Por qualquer ângulo que seja apreciada, a batalha de 19 de abril de 1648, a denominada 1a batalha de Guararapes, constituiu-se em decisiva e esmagadora vitória luso-brasileira. Taticamente, os brasílicos mantiveram a posse do terreno que escolheram para combater o inimigo. Além de muitas armas, dinheiro, medicamentos e 2 canhões de bronze, os brasileiros capturaram 33 das 61 bandeiras do exército da Companhia das Índias Ocidentais, incluindo o estandarte-geral com as armas dos Estados Gerais e da Companhia, símbolos incontestes do prestígio e honra de um exército nos campos de batalha na época. As baixas holandesas foram acachapantes, mais de 2.000, sendo 1.200 mortos, em que se contavam 2 coronéis, Vanelles e Haus, 22 capitães e outros176 oficiais; vários prisioneiros, dentre os quais o Coronel Kever, 4 sargentos-mores e oficiais diversos; e cerca de 700 feridos, portanto quase um terço do efetivo com que entrou em combate. A dimensão da derrota tirou muito do poder de combate da força remanescente de Schkope, que se retirou desmoralizada para Recife, de onde demoraria a sair novamente para fazer qualquer coisa. Do ponto de vista estratégico, teve duas consequências importantes: 1a) impediu o acesso dos holandeses por terra ao interior e ao sul da capitania, o que teria grande efeito junto à população que voltou às suas propriedades, reativando a produção de alimentos que era vital para a sustentação do exército patriota; 2a) tornou o cerco a Recife mais apertado e eficaz, porquanto consolidou o domínio da várzea e cercanias pelos patriotas. E politicamente deu a Portugal uma vantagem, que ainda que não tenha sido imediatamente aproveitada, pesou, certamente, nas difíceis negociações em se achava envolvido.

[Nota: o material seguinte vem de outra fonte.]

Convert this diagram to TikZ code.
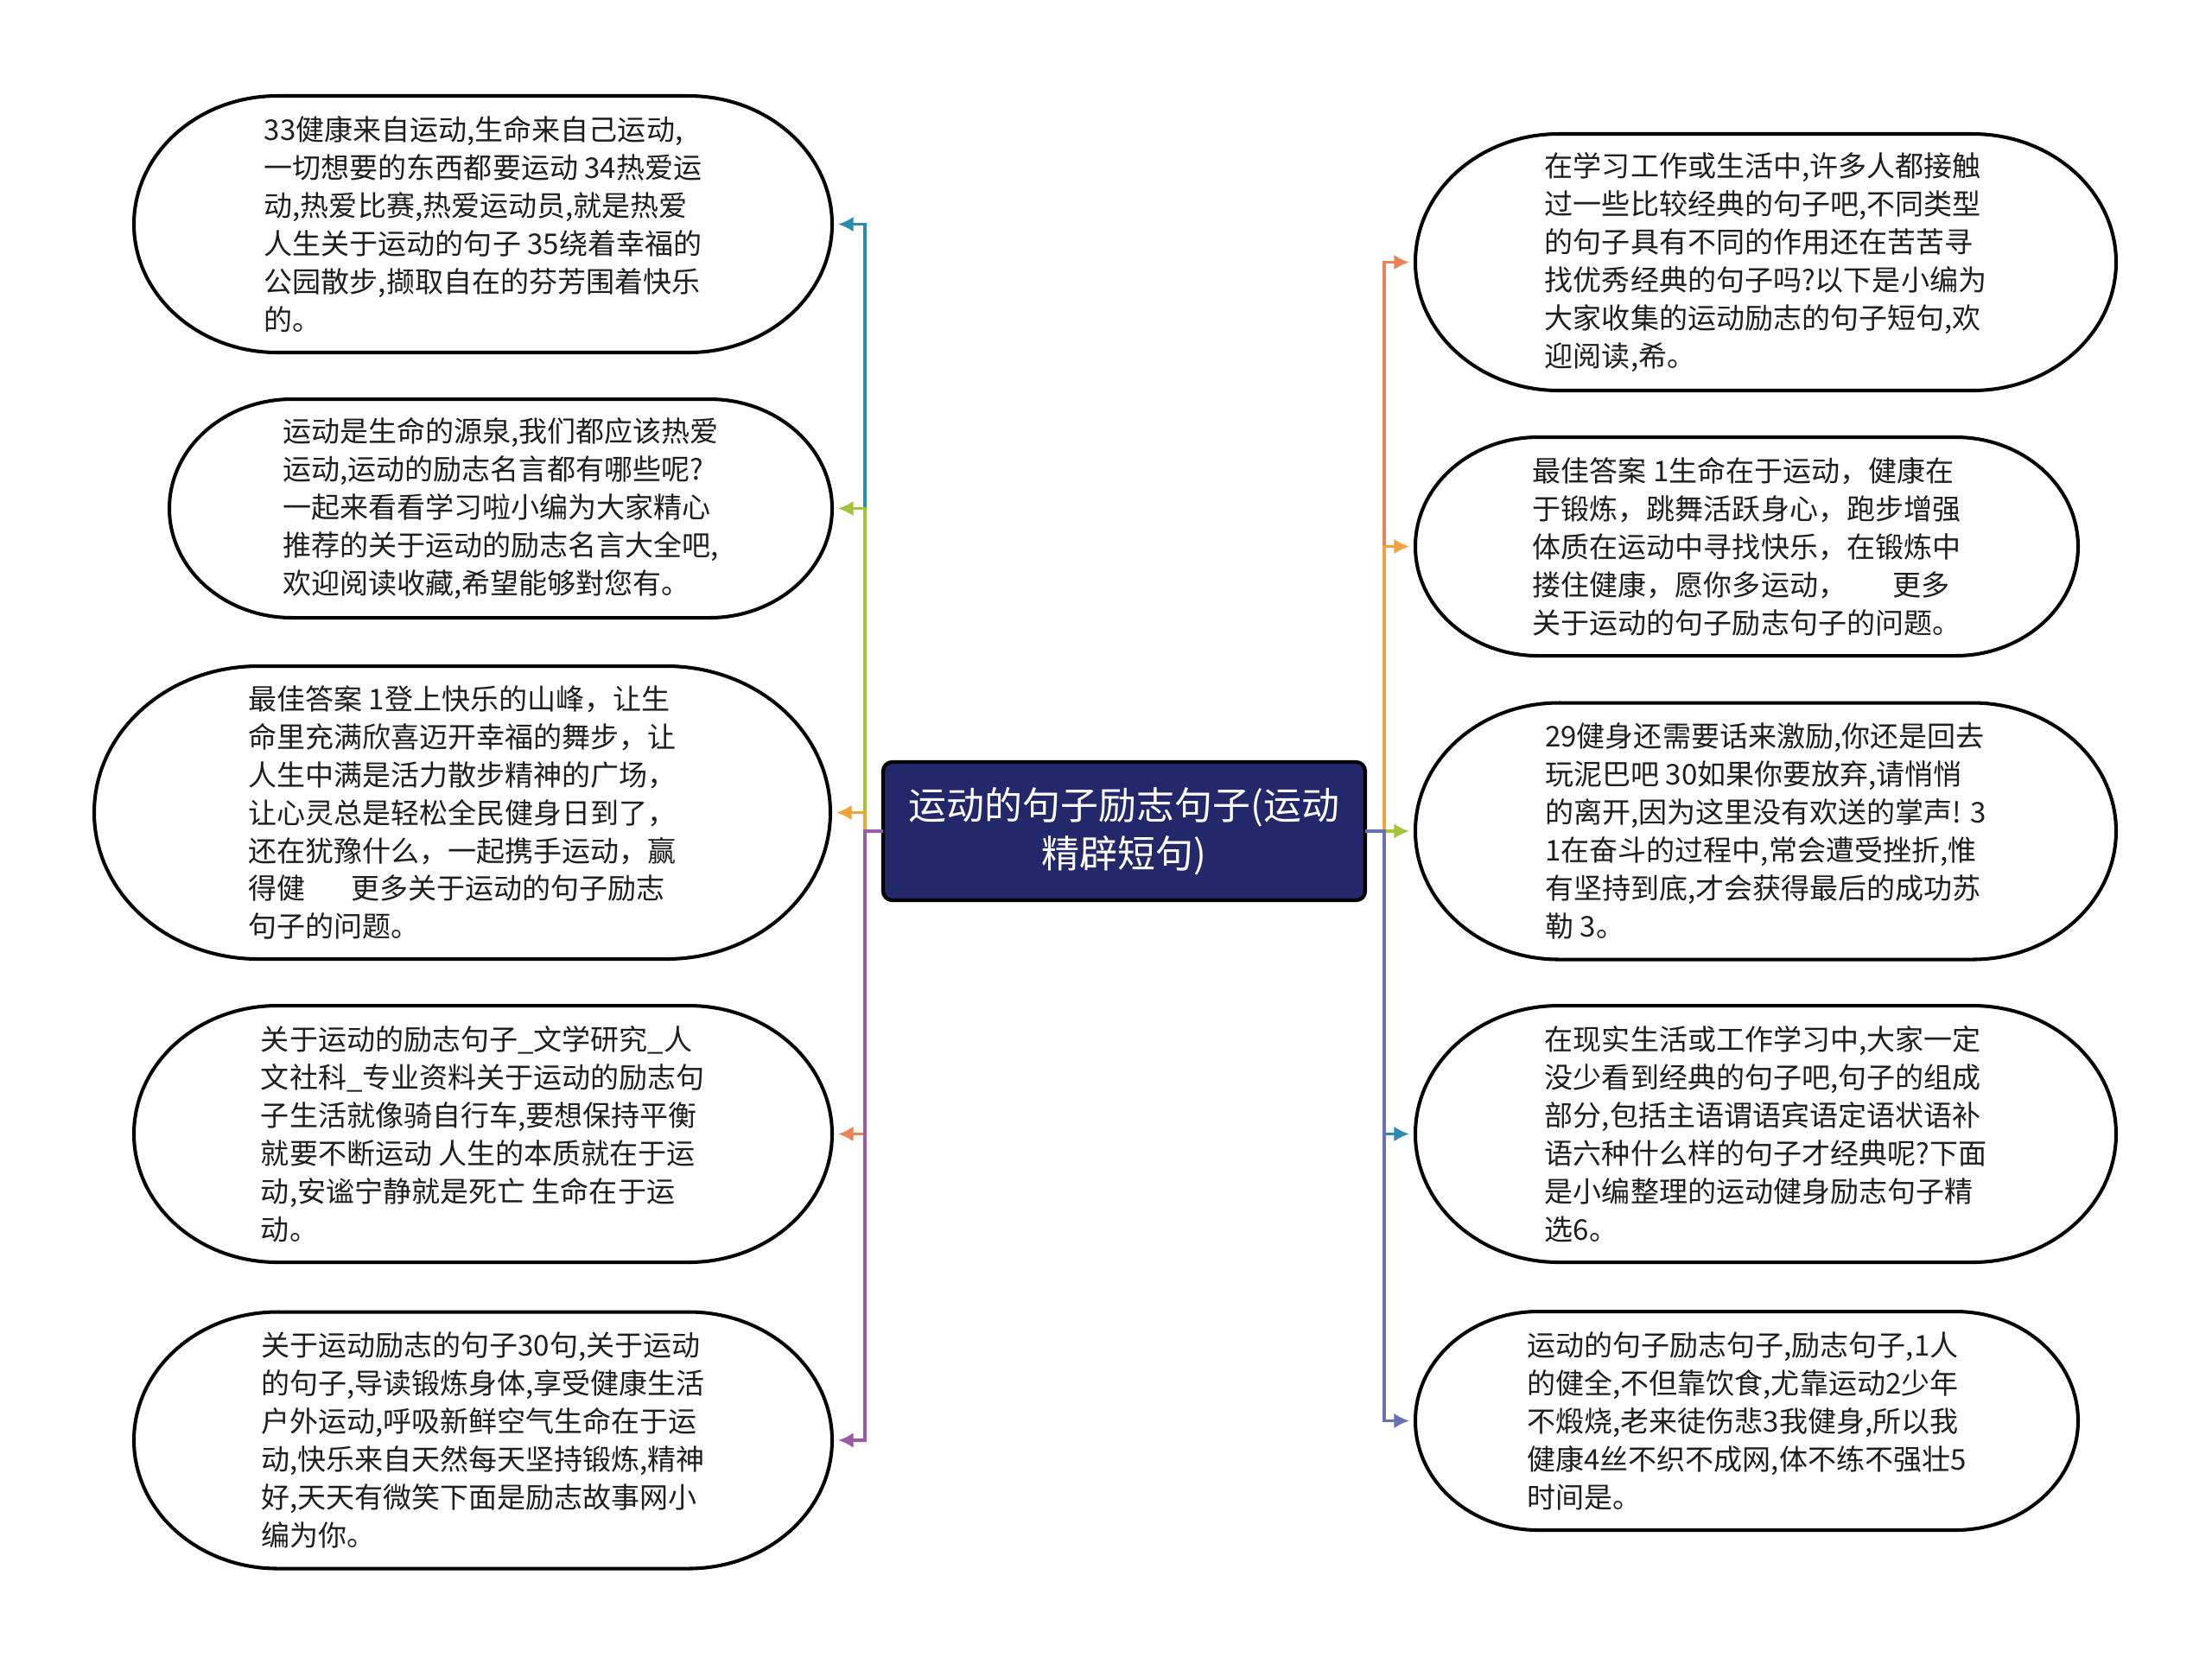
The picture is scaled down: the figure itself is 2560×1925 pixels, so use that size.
\documentclass[tikz,border=0pt]{standalone}
\usepackage{fontspec}
\setmainfont{Noto Sans CJK SC}
\usetikzlibrary{arrows.meta}
\definecolor{cTeal}{HTML}{2B8CB0}
\definecolor{cLime}{HTML}{A3C43A}
\definecolor{cOrange}{HTML}{F0A33A}
\definecolor{cCoral}{HTML}{EA8458}
\definecolor{cPurple}{HTML}{9A5BA6}
\definecolor{cIndigo}{HTML}{6A70B4}
\definecolor{cNavy}{HTML}{23286B}
\definecolor{txt}{HTML}{1E1E1E}
\newcommand\leaffont{\fontsize{9.4pt}{12.5pt}\selectfont}
\newcommand\rootfont{\fontsize{12.5pt}{15.9pt}\selectfont}
\newcommand\stadium[3]{%
  \draw[leafline] ([xshift=#2]#1.north west) -- ([xshift=-#2]#1.north east)
    arc[start angle=90,end angle=-90,x radius=#2,y radius=#3]
    -- ([xshift=#2]#1.south west)
    arc[start angle=270,end angle=90,x radius=#2,y radius=#3] -- cycle;}
\tikzset{
  leaf/.style={rectangle, draw=none, inner sep=0pt, outer sep=0pt, align=left, font=\leaffont, text=txt},
  leafline/.style={draw=black, line width=1.15pt},
  rootbox/.style={rectangle, rounded corners=3pt, fill=cNavy, draw=black, line width=1.2pt,
    minimum width=55.8mm, minimum height=16mm, inner sep=0pt, outer sep=0pt,
    text=white, font=\rootfont, align=center},
  conn/.style={line width=0.95pt, draw=#1, -{Latex[length=5pt,width=5pt]}, shorten >=2pt},
  big/.style={minimum width=80.8mm, minimum height=29.7mm},
  bigR/.style={minimum width=81.1mm, minimum height=29.7mm},
  mid/.style={minimum width=76.7mm, minimum height=25.3mm},
  tall/.style={minimum width=85.2mm, minimum height=33.9mm}
}
\begin{document}
\begin{tikzpicture}[x=0.1mm,y=-0.1mm]
\fill[white] (0,0) rectangle (2560,1925);
\useasboundingbox (0,0) rectangle (2560,1925);

\node[rootbox] (C) at (1301,962) {运动的句子励志句子(运动\\精辟短句)};

% left leaves
\node[leaf,big] (L1) at (559,259.5) {33健康来自运动,生命来自己运动,\\一切想要的东西都要运动 34热爱运\\动,热爱比赛,热爱运动员,就是热爱\\人生关于运动的句子 35绕着幸福的\\公园散步,撷取自在的芬芳围着快乐\\的。};
\stadium{L1}{16.6mm}{14.85mm}
\node[leaf,mid] (L2) at (579.5,588.5) {运动是生命的源泉,我们都应该热爱\\运动,运动的励志名言都有哪些呢?\\一起来看看学习啦小编为大家精心\\推荐的关于运动的励志名言大全吧,\\欢迎阅读收藏,希望能够對您有。};
\stadium{L2}{14.2mm}{12.65mm}
\node[leaf,tall] (L3) at (535,940.5) {最佳答案 1登上快乐的山峰，让生\\命里充满欣喜迈开幸福的舞步，让\\人生中满是活力散步精神的广场，\\让心灵总是轻松全民健身日到了，\\还在犹豫什么，一起携手运动，赢\\得健\hspace{1.6em}更多关于运动的句子励志\\句子的问题。};
\stadium{L3}{19mm}{16.95mm}
\node[leaf,big] (L4) at (559,1312.5) {关于运动的励志句子\_文学研究\_人\\文社科\_专业资料关于运动的励志句\\子生活就像骑自行车,要想保持平衡\\就要不断运动 人生的本质就在于运\\动,安谧宁静就是死亡 生命在于运\\动。};
\stadium{L4}{16.6mm}{14.85mm}
\node[leaf,big] (L5) at (559,1667) {关于运动励志的句子30句,关于运动\\的句子,导读锻炼身体,享受健康生活\\户外运动,呼吸新鲜空气生命在于运\\动,快乐来自天然每天坚持锻炼,精神\\好,天天有微笑下面是励志故事网小\\编为你。};
\stadium{L5}{16.6mm}{14.85mm}

% right leaves
\node[leaf,bigR] (R1) at (2043.5,303.5) {在学习工作或生活中,许多人都接触\\过一些比较经典的句子吧,不同类型\\的句子具有不同的作用还在苦苦寻\\找优秀经典的句子吗?以下是小编为\\大家收集的运动励志的句子短句,欢\\迎阅读,希。};
\stadium{R1}{16.6mm}{14.85mm}
\node[leaf,mid] (R2) at (2021.5,632.5) {最佳答案 1生命在于运动，健康在\\于锻炼，跳舞活跃身心，跑步增强\\体质在运动中寻找快乐，在锻炼中\\搂住健康，愿你多运动，\hspace{1.6em}更多\\关于运动的句子励志句子的问题。};
\stadium{R2}{14.2mm}{12.65mm}
\node[leaf,bigR] (R3) at (2043.5,962) {29健身还需要话来激励,你还是回去\\玩泥巴吧 30如果你要放弃,请悄悄\\的离开,因为这里没有欢送的掌声! 3\\1在奋斗的过程中,常会遭受挫折,惟\\有坚持到底,才会获得最后的成功苏\\勒 3。};
\stadium{R3}{16.6mm}{14.85mm}
\node[leaf,bigR] (R4) at (2043.5,1312.5) {在现实生活或工作学习中,大家一定\\没少看到经典的句子吧,句子的组成\\部分,包括主语谓语宾语定语状语补\\语六种什么样的句子才经典呢?下面\\是小编整理的运动健身励志句子精\\选6。};
\stadium{R4}{16.6mm}{14.85mm}
\node[leaf,mid] (R5) at (2021.5,1644.5) {运动的句子励志句子,励志句子,1人\\的健全,不但靠饮食,尤靠运动2少年\\不煅烧,老来徒伤悲3我健身,所以我\\健康4丝不织不成网,体不练不强壮5\\时间是。};
\stadium{R5}{14.2mm}{12.65mm}

% connectors left
\draw[conn=cTeal]   (C.west) -- ++(-2.1mm,0) |- (L1.east);
\draw[conn=cLime]   (C.west) -- ++(-2.1mm,0) |- (L2.east);
\draw[conn=cOrange] (C.west) -- ++(-2.1mm,0) |- (L3.east);
\draw[conn=cCoral]  (C.west) -- ++(-2.1mm,0) |- (L4.east);
\draw[conn=cPurple] (C.west) -- ++(-2.1mm,0) |- (L5.east);
% connectors right
\draw[conn=cCoral]  (C.east) -- ++(2.2mm,0) |- (R1.west);
\draw[conn=cOrange] (C.east) -- ++(2.2mm,0) |- (R2.west);
\draw[conn=cLime]   (C.east) -- ++(2.2mm,0) |- (R3.west);
\draw[conn=cTeal]   (C.east) -- ++(2.2mm,0) |- (R4.west);
\draw[conn=cIndigo] (C.east) -- ++(2.2mm,0) |- (R5.west);
\end{tikzpicture}
\end{document}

Em 19 de abril de 1648 reuniram-se para lutar contra o invasor homens de todas as cores, negros, índios e brancos, decididos a defender seu modo de vida e sua terra, pela primeira vez mencionada como Pátria. 

Guararapes foi mais do que uma vitória militar, foi o marco do nascimento de uma nação.

Quando retornou da Europa, ao término da Segunda Guerra Mundial, o General João Batista Mascarenhas de Moraes, acompanhado de seu oficial de operações, o Tenente-Coronel Humberto de Alencar Castello Branco, veio depositar os louros da vitória da Força Expedicionária Brasileira no campo sagrado de Guararapes.

Feliz o Exército que tem por berço o Altar da Pátria.